##### Provided material #####
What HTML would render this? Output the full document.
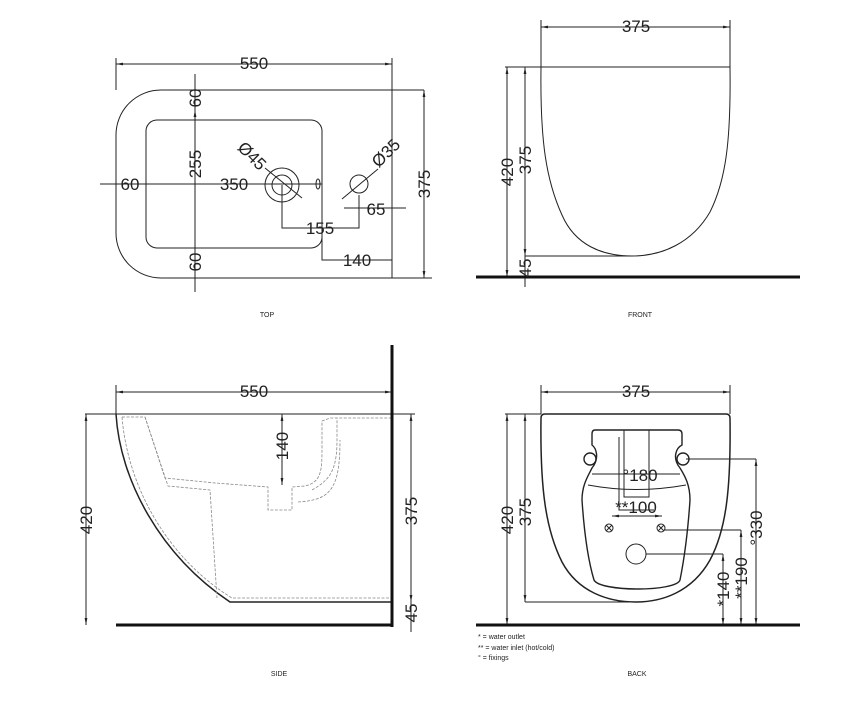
<!DOCTYPE html>
<html><head><meta charset="utf-8"><style>
html,body{margin:0;padding:0;background:#fff}
svg{display:block}
text{font-family:"Liberation Sans",sans-serif;fill:#222}
</style></head><body>
<svg width="850" height="704" viewBox="0 0 850 704" xmlns="http://www.w3.org/2000/svg">
<defs>
<marker id="a" viewBox="0 0 10 10" refX="10" refY="5" markerWidth="7" markerHeight="7" orient="auto-start-reverse"><path d="M0,3 L10,5 L0,7 z" fill="#222"/></marker>
</defs>
<g stroke="#222" stroke-width="1" fill="none">
<path d="M424,90 L161,90 A45,45 0 0 0 116,135 L116,233 A45,45 0 0 0 161,278 L392,278"/>
<line x1="392" y1="58" x2="392" y2="278"/>
<line x1="116" y1="58" x2="116" y2="90"/>
<line x1="116" y1="64" x2="392" y2="64" marker-start="url(#a)" marker-end="url(#a)"/>
<line x1="392" y1="278" x2="432" y2="278"/>
<line x1="424" y1="90" x2="424" y2="278" marker-start="url(#a)" marker-end="url(#a)"/>
<rect x="146" y="120" width="176" height="128" rx="11"/>
<line x1="195" y1="74" x2="195" y2="292"/>
<path d="M195,82 L195,90 M195,120 L195,110" marker-end="url(#a)"/>
<line x1="100" y1="184" x2="322" y2="184"/>
<circle cx="282" cy="185" r="17"/><circle cx="282" cy="185" r="10"/>
<ellipse cx="318" cy="184" rx="2" ry="5"/>
<line x1="265" y1="168" x2="302" y2="198"/>
<circle cx="359" cy="184" r="9"/>
<line x1="342" y1="199" x2="378" y2="169"/>
<path d="M282,185 L282,228 L359,228 L359,195"/>
<line x1="344" y1="208" x2="406" y2="208"/>
<path d="M322,184 L322,260 L392,260"/>
<line x1="541" y1="27" x2="730" y2="27" marker-start="url(#a)" marker-end="url(#a)"/>
<line x1="541" y1="20" x2="541" y2="67"/><line x1="730" y1="20" x2="730" y2="67"/>
<path d="M541,67 L730,67 C731,140 726,180 710,212 C692,243 662,256 632,256 C602,256 575,245 562,215 C546,180 540,140 541,67 Z"/>
<line x1="505" y1="67" x2="541" y2="67"/>
<line x1="507" y1="67" x2="507" y2="277" marker-start="url(#a)" marker-end="url(#a)"/>
<line x1="525" y1="67" x2="525" y2="256" marker-start="url(#a)" marker-end="url(#a)"/>
<line x1="525" y1="256" x2="630" y2="256"/>
<line x1="525" y1="256" x2="525" y2="287"/>
<line x1="116" y1="392" x2="392" y2="392" marker-start="url(#a)" marker-end="url(#a)"/>
<line x1="116" y1="385" x2="116" y2="414"/>
<line x1="85" y1="414" x2="415" y2="414"/>
<path d="M116,414 C120,480 160,555 230,602 L392,602" stroke-width="1.5"/>
<line x1="86" y1="414" x2="86" y2="625" marker-start="url(#a)" marker-end="url(#a)"/>
<line x1="411" y1="414" x2="411" y2="602" marker-start="url(#a)" marker-end="url(#a)"/>
<line x1="411" y1="602" x2="411" y2="632"/>
<line x1="282" y1="414" x2="282" y2="485" marker-start="url(#a)" marker-end="url(#a)"/>
<g stroke="#888" stroke-dasharray="3,1.5" stroke-width="0.8">
<path d="M122,417 L145,417 L165,478 L215,483 L268,487 L268,510 L292,510 L292,487 L305,486 C322,482 322,470 322,445 L322,421 L330,418 L392,418"/>
<path d="M122,417 C128,490 170,560 232,598 L392,598"/>
<path d="M145,417 L168,486 L210,490 L217,598"/>
<path d="M312,490 C330,480 337,470 337,440 L337,418 M298,502 C330,500 340,490 340,440"/>
</g>
<line x1="541" y1="392" x2="730" y2="392" marker-start="url(#a)" marker-end="url(#a)"/>
<line x1="541" y1="385" x2="541" y2="414"/><line x1="730" y1="385" x2="730" y2="414"/>
<path d="M545,414 L726,414 Q730,414 730,418 C731,490 726,530 710,560 C692,592 662,602 636,602 C608,602 578,592 562,562 C546,530 540,490 541,418 Q541,414 545,414 Z" stroke-width="1.5"/>
<line x1="505" y1="414" x2="541" y2="414"/>
<line x1="507" y1="414" x2="507" y2="625" marker-start="url(#a)" marker-end="url(#a)"/>
<line x1="525" y1="414" x2="525" y2="602" marker-start="url(#a)" marker-end="url(#a)"/>
<line x1="525" y1="602" x2="630" y2="602"/>
<path d="M595,430 L678,430 Q682,430 682,434 L682,445 C676,448 672,458 680,468 C685,476 690,485 690,500 C688,530 684,560 680,580 C676,592 600,592 594,580 C588,560 584,530 582,500 C582,485 588,476 592,468 C600,458 596,448 592,445 L592,434 Q592,430 595,430 Z" stroke-width="1.4"/>
<circle cx="590" cy="459" r="6" stroke-width="1.4"/><circle cx="683" cy="459" r="6" stroke-width="1.4"/>
<path d="M588,485 Q636,494 686,485"/>
<path d="M624,430 L624,497 L649,497 L649,430 M619,437 L619,510 L654,510"/>
<line x1="612" y1="516" x2="662" y2="516" marker-start="url(#a)" marker-end="url(#a)"/>
<line x1="592" y1="474" x2="680" y2="474"/>
<circle cx="609" cy="528" r="4"/><path d="M606,525 L612,531 M612,525 L606,531"/>
<circle cx="661" cy="528" r="4"/><path d="M658,525 L664,531 M664,525 L658,531"/>
<circle cx="636" cy="554" r="10"/>
<path d="M686,459 L756,459 M664,530 L741,530 M646,554 L723,554"/>
<line x1="756" y1="459" x2="756" y2="625" marker-start="url(#a)" marker-end="url(#a)"/>
<line x1="741" y1="530" x2="741" y2="625" marker-start="url(#a)" marker-end="url(#a)"/>
<line x1="723" y1="554" x2="723" y2="625" marker-start="url(#a)" marker-end="url(#a)"/>
</g>
<g stroke="#111" stroke-width="3">
<line x1="476" y1="277" x2="800" y2="277"/>
<line x1="392" y1="345" x2="392" y2="627"/>
<line x1="116" y1="625" x2="392" y2="625"/>
<line x1="476" y1="625" x2="800" y2="625"/>
</g>
<g font-size="17">
<text x="254" y="69" text-anchor="middle">550</text>
<text transform="translate(201,98) rotate(-90)" text-anchor="middle">60</text>
<text transform="translate(201,164) rotate(-90)" text-anchor="middle">255</text>
<text transform="translate(201,262) rotate(-90)" text-anchor="middle">60</text>
<text x="130" y="190" text-anchor="middle">60</text>
<text x="234" y="190" text-anchor="middle">350</text>
<text transform="translate(248,160) rotate(45)" text-anchor="middle">Ø45</text>
<text transform="translate(390,157) rotate(-45)" text-anchor="middle">Ø35</text>
<text x="320" y="234" text-anchor="middle">155</text>
<text x="376" y="215" text-anchor="middle">65</text>
<text x="357" y="266" text-anchor="middle">140</text>
<text transform="translate(430,184) rotate(-90)" text-anchor="middle">375</text>
<text x="636" y="32" text-anchor="middle">375</text>
<text transform="translate(513,172) rotate(-90)" text-anchor="middle">420</text>
<text transform="translate(531,160) rotate(-90)" text-anchor="middle">375</text>
<text transform="translate(531,268) rotate(-90)" text-anchor="middle">45</text>
<text x="254" y="397" text-anchor="middle">550</text>
<text transform="translate(92,520) rotate(-90)" text-anchor="middle">420</text>
<text transform="translate(417,511) rotate(-90)" text-anchor="middle">375</text>
<text transform="translate(417,613) rotate(-90)" text-anchor="middle">45</text>
<text transform="translate(288,446) rotate(-90)" text-anchor="middle">140</text>
<text x="636" y="397" text-anchor="middle">375</text>
<text transform="translate(513,520) rotate(-90)" text-anchor="middle">420</text>
<text transform="translate(531,512) rotate(-90)" text-anchor="middle">375</text>
<text x="640" y="481" text-anchor="middle">°180</text>
<text x="636" y="513" text-anchor="middle">**100</text>
<text transform="translate(762,528) rotate(-90)" text-anchor="middle">°330</text>
<text transform="translate(747,578) rotate(-90)" text-anchor="middle">**190</text>
<text transform="translate(729,589) rotate(-90)" text-anchor="middle">*140</text>
</g>
<g font-size="7">
<text x="267" y="317" text-anchor="middle">TOP</text>
<text x="640" y="317" text-anchor="middle">FRONT</text>
<text x="279" y="676" text-anchor="middle">SIDE</text>
<text x="637" y="676" text-anchor="middle">BACK</text>
<text x="478" y="639">* = water outlet</text>
<text x="478" y="650">** = water inlet (hot/cold)</text>
<text x="478" y="660">° = fixings</text>
</g>
</svg>
</body></html>
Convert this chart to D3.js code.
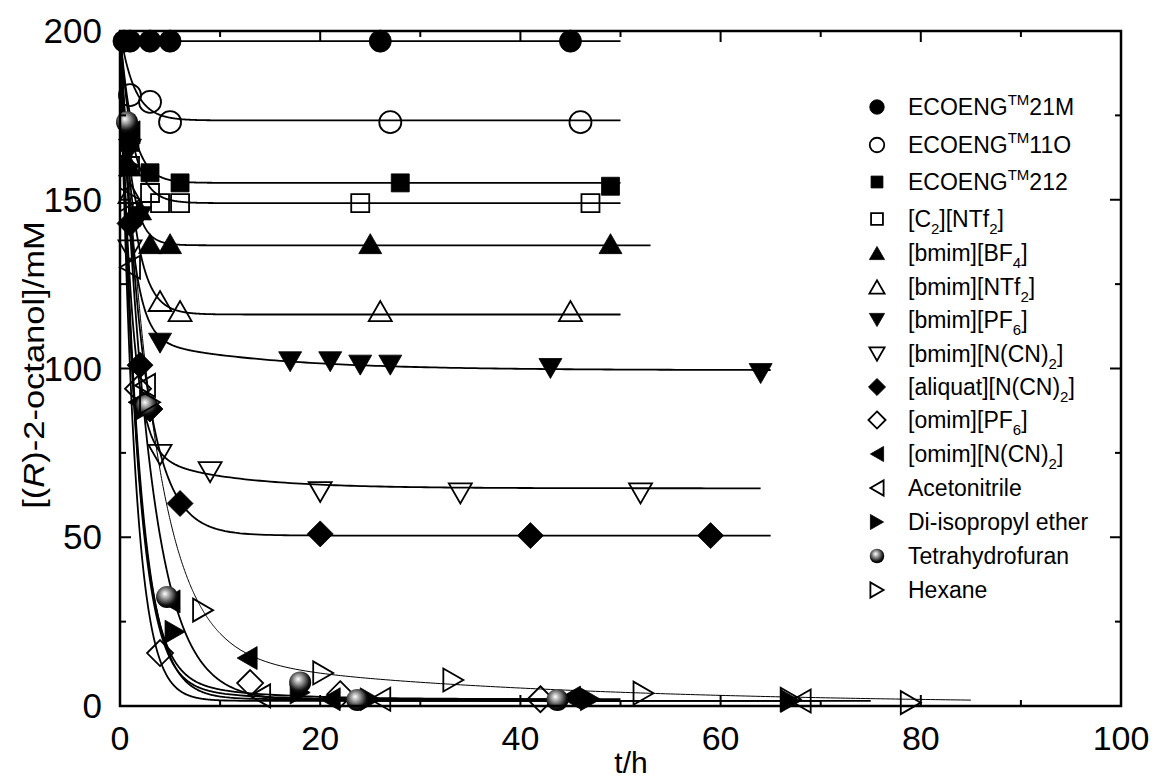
#####
**What the exercise asks**: Identify each line in the records above that contains the word "this", and copy it out in full.

**Task answer**:
What HTML would render this? Output the full document.
Convert this chart to D3.js code.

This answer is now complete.